Ainsi, il y a une dizaine d’années, il a mis en place un chemin ludique (Schpillwäg) au centre de Viège en collaboration avec l’artiste Pascal Seiler, sur mandat de la commune. « L’idée était d’installer des sculptures qu’on pouvait repérer, sur lesquelles on pouvait marcher et jouer. Les enfants avaient ainsi des distractions pendant la promenade, tandis que les adultes découvraient la ville et l’endroit. C’est un bon exemple pour illustrer comment aborder un mandat créatif qui a certes une base fonctionnelle, mais qu’une idée non conventionnelle et originale rend unique », précise Norbert Russi. « Lorsqu’on dessine les plans d’une maison, on est fortement lié à des contraintes fonctionnelles. Le calendrier des travaux est imposé, les normes et les prescriptions constituent un cadre strict pour le travail créatif. Les mandats particuliers tels que le Schpillwäg, en revanche, offrent plus de latitude et exigent donc plus de l’architecte. »

 

Les esquisses et visualisations des décors ont été examinées par des professionnels grâce aux contacts de Raban Brunner avec des spécialistes du théâtre de Broadway à New York. L’architecte sait par expérience qu’il n’est pas toujours simple de trouver des entrepreneurs qui prennent en charge la production de tels éléments de décor. « Pour ces mandats, il s’agit exclusivement de prototypes qui n’existaient pas jusqu’alors sous cette forme et dans ce mode de fonctionnement. Ainsi, construire de tels objets comporte toujours un risque à ne pas négliger. Il faut du courage pour accepter un tel mandat. » Il se déclare donc d’autant plus content d’avoir trouvé deux entreprises haut-valaisannes innovantes (une menuiserie et une entreprise de construction métallique) qui ont codéveloppé les deux éléments et les ont construits avec tout leur savoir-faire artisanal. L’élément représentant une maison de plus de quatre mètres de haut pèse à lui seul 1.2 tonne. Il pivote librement de tous côtés, on peut marcher dessus, il sert aux acteurs à la fois d’arrière-plan, d’accessoire et de scène sur la scène.

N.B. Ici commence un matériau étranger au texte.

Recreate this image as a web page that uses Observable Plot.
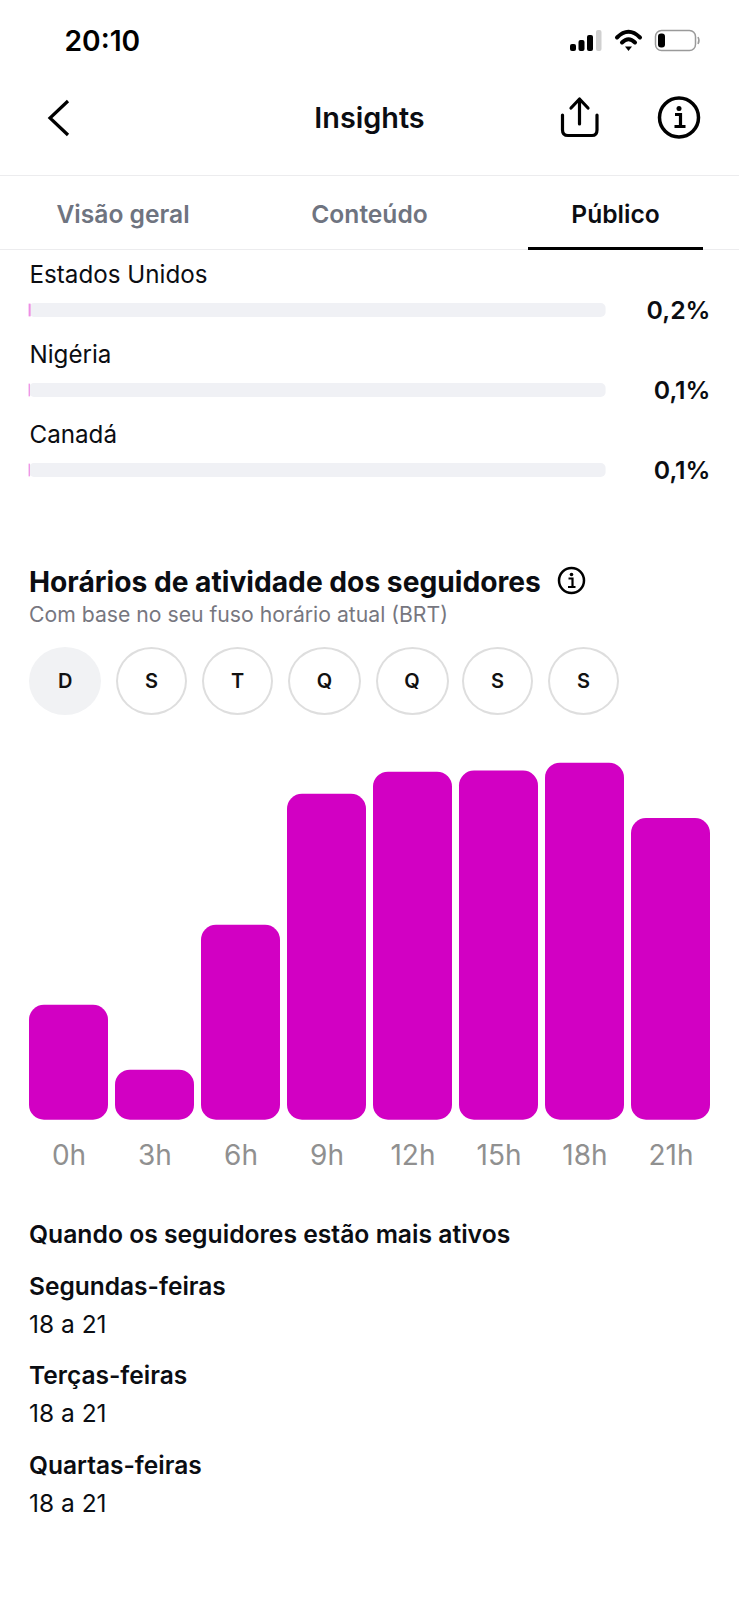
<!DOCTYPE html>
<html lang="pt-BR">
<head>
<meta charset="utf-8">
<script src="https://cdn.jsdelivr.net/npm/d3@7"></script>
<script src="https://cdn.jsdelivr.net/npm/@observablehq/plot@0.6"></script>
<style>
html,body{margin:0;padding:0;background:#fff}
#page{position:relative;width:739px;height:1600px;overflow:hidden;background:#fff;font-family:Inter,"Noto Sans",sans-serif;color:#0b0d12}
.t{position:absolute;white-space:nowrap;line-height:1;transform:translateY(-50%)}
.c{transform:translate(-50%,-50%)}
.line{position:absolute;left:0;width:739px;height:1px;background:#ececee}
.day{position:absolute;box-sizing:border-box;border:2px solid #dedede;border-radius:50%;display:flex;align-items:center;justify-content:center;font-size:20px;font-weight:600;color:#111}
.day.on{background:#f1f2f4;border-color:#f1f2f4}
svg.icon{position:absolute;overflow:visible}
#shares,#hours{position:absolute;left:0}
#shares{top:255px}
#hours{top:740px}
</style>
</head>
<body>
<div id="page">
  <div class="t" style="left:64.500px;top:41px;font-size:28.200px;font-weight:600;color:#000">20:10</div>
  <svg class="icon" style="left:0;top:0" width="739" height="180" fill="none">
    <g fill="#000">
      <rect x="570" y="44" width="6" height="7" rx="2"/>
      <rect x="578.500" y="40" width="6" height="11" rx="2"/>
      <rect x="587" y="35" width="6" height="16" rx="2"/>
      <rect x="596" y="30" width="5.500" height="21" rx="2" fill="#d0d0d0"/>
    </g>
    <g stroke="#000" stroke-linecap="round" fill="none">
      <path d="M617 37.500 Q628.500 26 640 37.500" stroke-width="4"/>
      <path d="M622 42.500 Q628.500 36 635 42.500" stroke-width="4"/>
    </g>
    <path d="M625 46.500 L632 46.500 L628.500 51 Z" fill="#000"/>
    <rect x="655.500" y="30.500" width="40" height="20" rx="6" stroke="#9a9a9a" stroke-width="1.500"/>
    <rect x="658" y="33.500" width="7" height="14" rx="3" fill="#000"/>
    <path d="M698 37 Q700 40.500 698 44" stroke="#9a9a9a" stroke-width="1.500"/>
    <path d="M68 101 L50 118 L68 135" stroke="#000" stroke-width="3.200"/>
    <g stroke="#000" stroke-width="3.200" stroke-linecap="round" stroke-linejoin="round">
      <path d="M562.500 115 V130 Q562.500 135.500 568 135.500 H592 Q597 135.500 597 130 V115"/>
      <path d="M579.500 124 V100 M571 108 L579.500 99 L588 108"/>
    </g>
    <circle cx="679" cy="117.500" r="19.500" stroke="#000" stroke-width="3.500"/>
    <circle cx="679" cy="108.500" r="2.500" fill="#000"/>
    <path d="M675 114.500 H680.500 V126 M674.500 126.500 H685.500" stroke="#000" stroke-width="3.200"/>
  </svg>
  <div class="t c" style="left:369.500px;top:118px;font-size:28.800px;font-weight:600">Insights</div>
  <div class="line" style="top:175px"></div>
  <div class="t c" style="left:123px;top:213.500px;font-size:24.600px;font-weight:600;color:#6f7480">Visão geral</div>
  <div class="t c" style="left:369.500px;top:213.500px;font-size:24.600px;font-weight:600;color:#6f7480">Conteúdo</div>
  <div class="t c" style="left:615.500px;top:213.500px;font-size:24.600px;font-weight:600;color:#0b0d12">Público</div>
  <div class="line" style="top:249px"></div>
  <div style="position:absolute;left:528px;top:247px;width:175px;height:3px;background:#000"></div>

  <div id="shares"></div>

  <div class="t" style="left:29px;top:582px;font-size:28.200px;font-weight:700">Horários de atividade dos seguidores</div>
  <svg class="icon" style="left:0;top:0" width="739" height="620" fill="none">
    <circle cx="571.500" cy="580.500" r="12.500" stroke="#000" stroke-width="2.500"/>
    <circle cx="571.500" cy="574.500" r="1.800" fill="#000"/>
    <path d="M568.500 578.500 H572.500 V586.500 M568 587 H575.500" stroke="#000" stroke-width="2.200"/>
  </svg>
  <div class="t" style="left:29px;top:615px;font-size:21.200px;color:#77777f">Com base no seu fuso horário atual (BRT)</div>

  <div id="days"></div>
  <div id="hours"></div>

  <div class="t" style="left:29px;top:1234px;font-size:24.700px;font-weight:600">Quando os seguidores estão mais ativos</div>
  <div id="active"></div>
</div>
<script>
// Countries
const countries = ["Estados Unidos", "Nigéria", "Canadá"];
const shareValues = [0.2, 0.1, 0.1];
const shareLabels = ["0,2%", "0,1%", "0,1%"];

// Hourly activity (index of the busiest slot = 100)
const hourLabels = ["0h", "3h", "6h", "9h", "12h", "15h", "18h", "21h"];
const hourValues = [32.2, 14, 54.6, 91.3, 97.5, 97.8, 100, 84.5];

// Weekday pills
const dayLetters = ["D", "S", "T", "Q", "Q", "S", "S"];
const dayCentres = [65.3, 151.5, 237.5, 324.5, 412, 497.5, 583.5];
const dayWidths = [72, 71, 71, 73, 73, 71, 71];

// Most active
const activeDays = ["Segundas-feiras", "Terças-feiras", "Quartas-feiras"];
const activeHours = ["18 a 21", "18 a 21", "18 a 21"];
const activeTops = [1286, 1375, 1465];
const activeHourTops = [1324, 1413, 1502.5];

const pink = "#d200c3";
const font = 'Inter, "Noto Sans", sans-serif';

const shareRows = countries.map((country, i) => ({country, share: shareValues[i], label: shareLabels[i]}));
document.getElementById("shares").append(Plot.plot({
  width: 739, height: 235,
  margin: 0,
  style: {fontFamily: font, background: "transparent"},
  x: {domain: [0, 100], range: [29, 605.6], axis: null},
  y: {domain: countries, range: [15, 255], padding: 0, axis: null},
  marks: [
    Plot.barX(shareRows, {x1: 0, x2: 100, y: "country", fill: "#f0f1f5", insetTop: 33, insetBottom: 33, rx: 5}),
    Plot.barX(shareRows, {x1: 0, x2: "share", y: "country", fill: "#ee8fe4", stroke: "#ee8fe4", strokeWidth: 0.8, insetTop: 34, insetBottom: 34}),
    Plot.text(shareRows, {x: 0, y: "country", text: "country", textAnchor: "start", dy: -35, fontSize: 24.2, fill: "#0b0d12"}),
    Plot.text(shareRows, {x: 100, y: "country", text: "label", textAnchor: "end", dx: 104.4, dy: 1, fontSize: 24.8, fontWeight: 600, fill: "#0b0d12"})
  ]
}));

const hourRows = hourLabels.map((hour, i) => ({hour, value: hourValues[i]}));
document.getElementById("hours").append(Plot.plot({
  width: 739, height: 440,
  marginLeft: 0, marginRight: 0, marginTop: 22.7, marginBottom: 60.3,
  style: {fontFamily: font, background: "transparent"},
  x: {domain: hourLabels, range: [29, 709.6], paddingInner: 0.087, paddingOuter: 0, align: 0, label: null},
  y: {domain: [0, 100], axis: null},
  marks: [
    Plot.barY(hourRows, {x: "hour", y: "value", fill: pink, rx: 15}),
    Plot.axisX({anchor: "bottom", tickSize: 0, tickPadding: 24.5, fontSize: 28, color: "#909090", label: null})
  ]
}));

const days = document.getElementById("days");
dayLetters.forEach((letter, i) => {
  const d = document.createElement("div");
  d.className = "day" + (i === 0 ? " on" : "");
  d.textContent = letter;
  d.style.left = (dayCentres[i] - dayWidths[i] / 2) + "px";
  d.style.top = "647px";
  d.style.width = dayWidths[i] + "px";
  d.style.height = "68px";
  days.append(d);
});

const active = document.getElementById("active");
activeDays.forEach((name, i) => {
  const a = document.createElement("div");
  a.className = "t";
  a.textContent = name;
  a.style.cssText = `left:29px;top:${activeTops[i]}px;font-size:24.5px;font-weight:600`;
  const b = document.createElement("div");
  b.className = "t";
  b.textContent = activeHours[i];
  b.style.cssText = `left:29px;top:${activeHourTops[i]}px;font-size:24.5px`;
  active.append(a, b);
});
</script>
</body>
</html>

De l’idée à l’élément de décor final

Ce fut notamment le cas pour le décor de la comédie musicale Umbra. « En premier lieu, il y a l’histoire, le scénario. Elle sert de base pour tout le reste. J’ai donc commencé par lire le script et je me suis occupé de l’histoire. Il est important de comprendre la motivation de l’auteur. » L’idée de l’auteur était de représenter l’histoire en trois ou quatre scènes de base, précise Norbert Russi. « Je me suis demandé comment je pouvais créer quatre espaces différents avec aussi peu d’éléments que possible. De nombreuses variantes ont été testées, explique-t-il. L’idée me plaisait d’installer sur scène quelque chose de concret qui pouvait représenter quatre images spatiales, comme un janus à plusieurs têtes. Il en a finalement résulté deux éléments pivotants, le premier en forme de maison à trois faces, le deuxième sous forme de palier. »

 

Il est important de comprendre la motivation de l’auteur.

 

Un projet pour toute la famille

La passion que Norbert Russi nourrit pour ses projets est palpable. Pour la comédie musicale Umbra en particulier, on peut lire sa joie sur son visage. Il faut dire que sa femme et leurs trois enfants sont aussi impliqués dans le spectacle, que ce soit sur scène ou dans les coulisses. Toutefois, il est le seul de la famille à n’avoir pas chanté ou dansé pour le casting, ajoute-t-il en souriant.